Microsoft makes the software, but channel partners sell and service it. Picking the right partner is critical for any Microsoft customer. Here's how to make the right choice.

Matching customers and partners is not a one-sided process. While customers are responsible for doing due diligence on partners, partners also have certain expectations of the companies they're hoping to serve.

Perhaps the most important attribute partners are looking for is cooperation from a customer's IT department. Outside vendors can look like threats to IT professionals' jobs, especially at the outset of a relationship. Mutual trust is important if a project is going to succeed, says Lior Blik, CEO of New York-based Microsoft Gold Certified Partner Network Infrastructure Technologies Inc., also known as NITConnect. Those relationships can take time to develop, he says.

"A lot of the time, [IT people] are the people who are hiring us," Blik says. "[After] the first few months, we have a place. It makes their life easier. It's a matter of testing the water, but in the long term they use us a tool to implement solutions quickly."

Executive communication is also very important, he says. C-level executives need to be part of the project-planning process at an early stage in order to avoid conflict and confusion down the road. "The communication between the financial person and the person who's responsible for technology is very important," Blik says. "If they're both at the table when we go in, that's where we want to be."

Dwight Nishida, president of Honolulu-based Microsoft Gold Certified Partner High Performance Systems Inc., agrees. "I want to know the people who are going to make the decisions-the stakeholder," he says. "We need to talk to the owner and make sure they're comfortable with us. They need to take ownership of the solution."
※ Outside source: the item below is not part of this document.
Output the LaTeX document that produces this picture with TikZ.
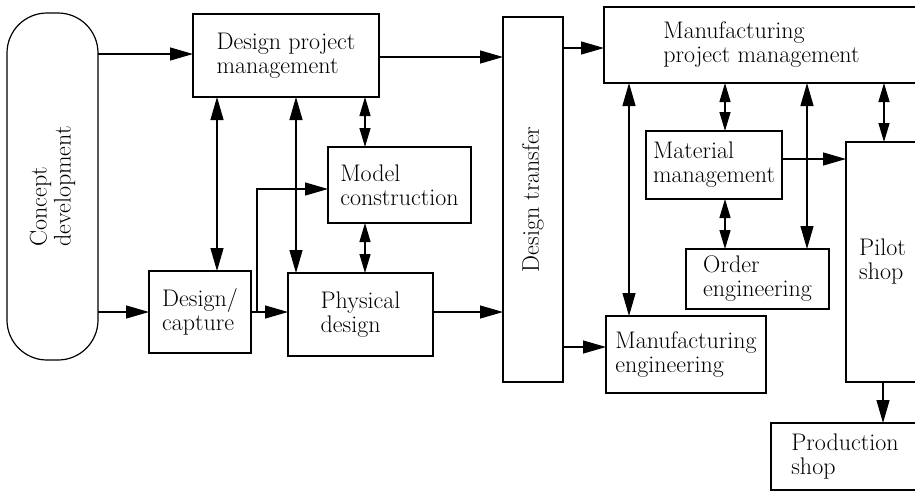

For Chris Spears, owner of Atlanta-based Microsoft Gold Certified Partner Arke Systems, openness is critical. "What I'm really looking for in clients are ones that are willing to open up," Spears says. "If they're just coming at you saying, 'We know we have this problem; this is exactly what it is, and there's only one way to fix it,' that really doesn't do us any good. They've got to be willing to talk to us, to let that partner behind the covers of what's really going wrong before any partner's going to be able to find a cost-effective, good solution for the problem."